Friday, February 09, 2007

Becoming a US Citizen.

Albert Pujols, the Cardinals first basemen became a naturalized US citizen on Wednesday. Good for him, man. I really hope that it encourages a lot of the other Dominican, Cuban, Puerto Rican, Japanese, and Venezuelan talent (and any others, for that matter) to reconsider their citizenship and work to become American citizens when they're eligible.

I really like Albert Pujols. I think he's a great guy, and I think he's great for baseball. Is it bad that one of baseball's most notable faces is from the Dominican Republic? I don't think so. I mean, he moved here when he was 16, and has been living in the country for what, 10 years? I'm generally against most immigration, at least at this point, but I am happy to see people who come here do it legally, and actually go through with officially becoming a citizen. I really think that immigration is the only way to preserve this social safety net that the democrats have created for the country. Not that I support it, but as OJ said, if I were to do it, this is how I'd have done it.

I can't remember the exact statistics, but in the 1950s, there was something like seven people paying into social security for each person on social security, and now it's like three, and in 15 years, it'll be one, or less than one. Again, I'm not sure on the exact numbers. So, what does that mean? Well, we have to pay more into social security because there are fewer people paying in. Right. So, now we have an influx of immigrants who can pay in, but only if they become US citizens. Again, if I were to to it, this is how I'd do it. Let the immigrants pay for the safety net. Hell, I think they're the only ones eligible to draw benefits anyway, as normal Americans get nothing but more taxes.

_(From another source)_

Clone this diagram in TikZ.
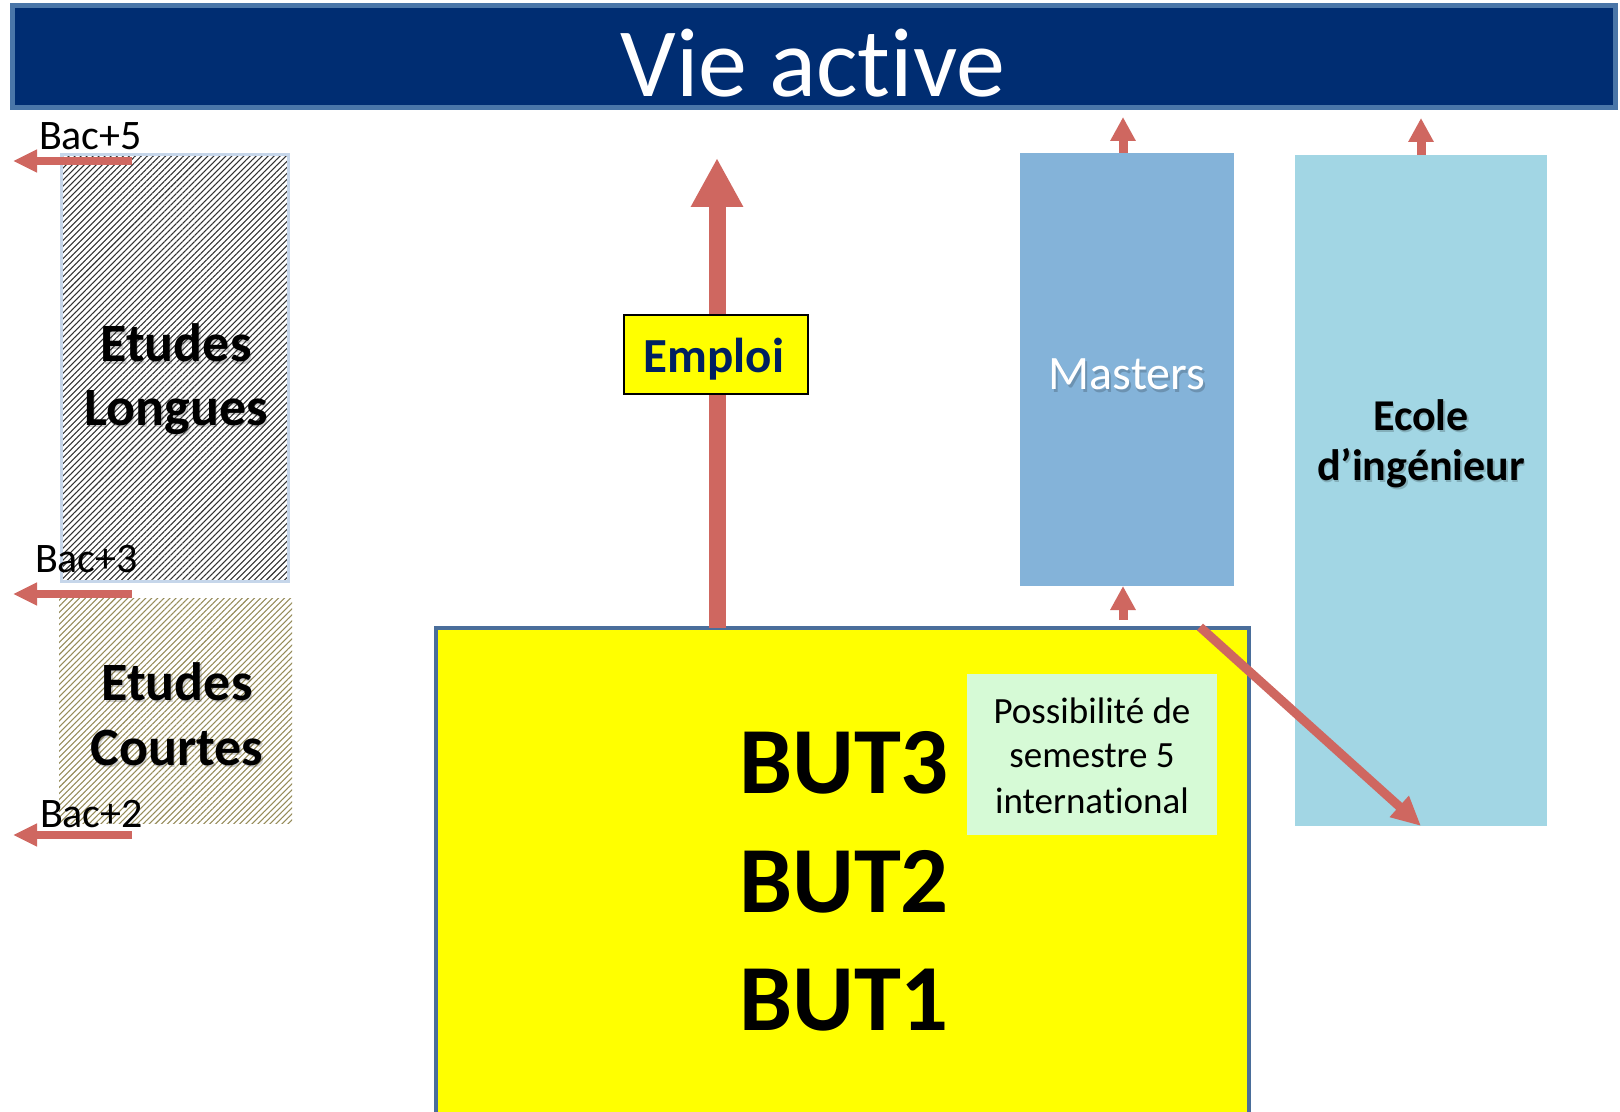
\documentclass[tikz,border=0pt]{standalone}
\usepackage{fontspec}
\setmainfont{Carlito}[Ligatures={NoCommon}]
\usetikzlibrary{arrows.meta,patterns.meta,fit}
\definecolor{navy}{RGB}{0,45,114}
\definecolor{bannerborder}{RGB}{74,118,168}
\definecolor{arrowred}{RGB}{207,103,96}
\definecolor{emploiblue}{RGB}{0,32,96}
\definecolor{butborder}{RGB}{74,110,155}
\definecolor{butyellow}{RGB}{255,255,0}
\definecolor{greenbox}{RGB}{214,250,214}
\definecolor{mastersblue}{RGB}{132,179,217}
\definecolor{ecoleblue}{RGB}{162,214,228}
\definecolor{longborder}{RGB}{198,214,234}
\definecolor{olivehatch}{RGB}{150,140,90}
\definecolor{darkhatch}{RGB}{50,50,50}
\newcommand{\fsz}[1]{\fontsize{#1}{1.2\dimexpr#1\relax}\selectfont}
\tikzset{
  box/.style={inner sep=0pt, outer sep=0pt},
  txt/.style={inner sep=0pt, outer sep=0pt},
  bigarrow/.style={draw=arrowred, line width=12.75pt, -{Triangle[width=36.75pt,length=36.75pt]}},
  smallarrow/.style={draw=arrowred, line width=6.75pt, -{Triangle[width=18pt,length=18pt]}},
  bacarrow/.style={draw=arrowred, line width=6pt, -{Triangle[width=16pt,length=18pt]}},
  diagarrow/.style={draw=arrowred, line width=6.75pt, -{Triangle[width=20pt,length=22pt]}},
  shadowtxt/.style={text=black, opacity=0.18, xshift=1.2pt, yshift=-1.8pt},
  baclabel/.style={txt, anchor=base west, font=\fsz{31.5pt}},
  etudes/.style={txt, anchor=base, font=\fsz{40.5pt}\bfseries},
}
\begin{document}
\begin{tikzpicture}[x=0.75pt,y=-0.75pt]
\useasboundingbox (0,0) rectangle (1620,1112);
\fill[white] (0,0) rectangle (1620,1112);

% banner
\coordinate (b1) at (12.5,5.5); \coordinate (b2) at (1615.5,107.5);
\node[box, fit=(b1)(b2), draw=bannerborder, line width=3.75pt, fill=navy] (banner) {};
\node[txt, anchor=base, text=white, font=\fsz{73.5pt}] (vie) at (813,97) {Vie active};

% Etudes longues
\coordinate (l1) at (61.5,154.5); \coordinate (l2) at (288.5,581.5);
\node[box, fit=(l1)(l2), draw=longborder, line width=2.25pt,
  pattern={Lines[angle=45,distance=3.2pt,line width=0.8pt]}, pattern color=darkhatch] (longues) {};
\node[etudes, shadowtxt] at (176,362) {Etudes};
\node[etudes, shadowtxt] at (176,425) {Longues};
\node[etudes] (tl1) at (176,362) {Etudes};
\node[etudes] (tl2) at (176,425) {Longues};

% Etudes courtes
\coordinate (c1) at (59,598); \coordinate (c2) at (292,823);
\node[box, fit=(c1)(c2),
  pattern={Lines[angle=45,distance=3.2pt,line width=0.8pt]}, pattern color=olivehatch] (courtes) {};
\node[etudes, shadowtxt] at (177,700) {Etudes};
\node[etudes, shadowtxt] at (177,765) {Courtes};
\node[etudes] (tc1) at (177,700) {Etudes};
\node[etudes] (tc2) at (177,765) {Courtes};

% Bac labels and arrows
\node[baclabel] (bac5) at (39,150) {Bac+5};
\node[baclabel] (bac3) at (35,572) {Bac+3};
\node[baclabel] (bac2) at (40,827) {Bac+2};
\coordinate (a5s) at (132,161); \coordinate (a5e) at (13,161);
\coordinate (a3s) at (132,594); \coordinate (a3e) at (13,594);
\coordinate (a2s) at (132,835); \coordinate (a2e) at (13,835);
\draw[bacarrow] (a5s) -- (a5e);
\draw[bacarrow] (a3s) -- (a3e);
\draw[bacarrow] (a2s) -- (a2e);

% Masters and Ecole
\coordinate (m1) at (1020,153); \coordinate (m2) at (1234,586);
\node[box, fit=(m1)(m2), fill=mastersblue] (masters) {};
\node[txt, anchor=base, font=\fsz{36pt}, shadowtxt] at (1127,390) {Masters};
\node[txt, anchor=base, font=\fsz{36pt}, text=white] (mtxt) at (1127,390) {Masters};

\coordinate (e1) at (1295,155); \coordinate (e2) at (1547,826);
\node[box, fit=(e1)(e2), fill=ecoleblue] (ecole) {};
\node[txt, anchor=base, font=\fsz{33pt}\bfseries, shadowtxt] at (1421,430) {Ecole};
\node[txt, anchor=base, font=\fsz{33pt}\bfseries, shadowtxt] at (1421,480) {d’ingénieur};
\node[txt, anchor=base, font=\fsz{33pt}\bfseries] (et1) at (1421,430) {Ecole};
\node[txt, anchor=base, font=\fsz{33pt}\bfseries] (et2) at (1421,480) {d’ingénieur};

% BUT box
\coordinate (u1) at (436,628); \coordinate (u2) at (1249,1130);
\node[box, fit=(u1)(u2), draw=butborder, line width=3pt, fill=butyellow] (but) {};
\node[txt, anchor=base, font=\fsz{71pt}\bfseries] (but3) at (844,793) {BUT3};
\node[txt, anchor=base, font=\fsz{71pt}\bfseries] (but2) at (844,912) {BUT2};
\node[txt, anchor=base, font=\fsz{71pt}\bfseries] (but1) at (844,1030) {BUT1};

\coordinate (g1) at (967,674); \coordinate (g2) at (1217,835);
\node[box, fit=(g1)(g2), fill=greenbox] (green) {};
\node[txt, anchor=base, font=\fsz{27.75pt}] (gt1) at (1092,723) {Possibilité de};
\node[txt, anchor=base, font=\fsz{27.75pt}] (gt2) at (1092,767) {semestre 5};
\node[txt, anchor=base, font=\fsz{27.75pt}] (gt3) at (1092,813) {international};

% arrows
\coordinate (emploitop) at (717,158);
\draw[bigarrow] (emploitop |- but.north) -- (emploitop);
\coordinate (mtop) at (1123,117);
\draw[smallarrow] (mtop |- masters.north) -- (mtop);
\coordinate (etop) at (1421,118);
\draw[smallarrow] (ecole.north) -- (etop);
\coordinate (bm) at (1123,620);
\draw[smallarrow] (bm) -- (bm |- masters.south);
\coordinate (dstart) at (1200,627);
\draw[diagarrow] (dstart) -- (ecole.south);

% Emploi
\coordinate (p1) at (624,315); \coordinate (p2) at (808,394);
\node[box, fit=(p1)(p2), draw=black, line width=1.5pt, fill=butyellow] (emploi) {};
\node[txt, anchor=base, font=\fsz{36.75pt}\bfseries, text=emploiblue] (emptxt) at (714,373) {Emploi};
\end{tikzpicture}
\end{document}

Oh yeah, and on to the topic of taxes. New Jersey just passed a law granting 20% property tax relief to residents with a gross household income of less than $100,000/year. How did they fund this? By raising the sales tax to 7% back in July of last year. Anyone who knows anything about New Jersey knows that you can barely afford to live (if you own a house) on much less than $100K/year. New Jersey is the costliest state in the union to live in. So how many people are actually seeing any benefit from this property tax relief? Not as many as need it. In the towns around here, property taxes for a ~$250,000 range from a low of $4,000 to a high of $12,000/year. Can you imagine that? $1,000 per month, just for your taxes?

I can't wait to get out of this state.

How the hell did I go from Albert Pujols to property taxes? I need to check my meds again.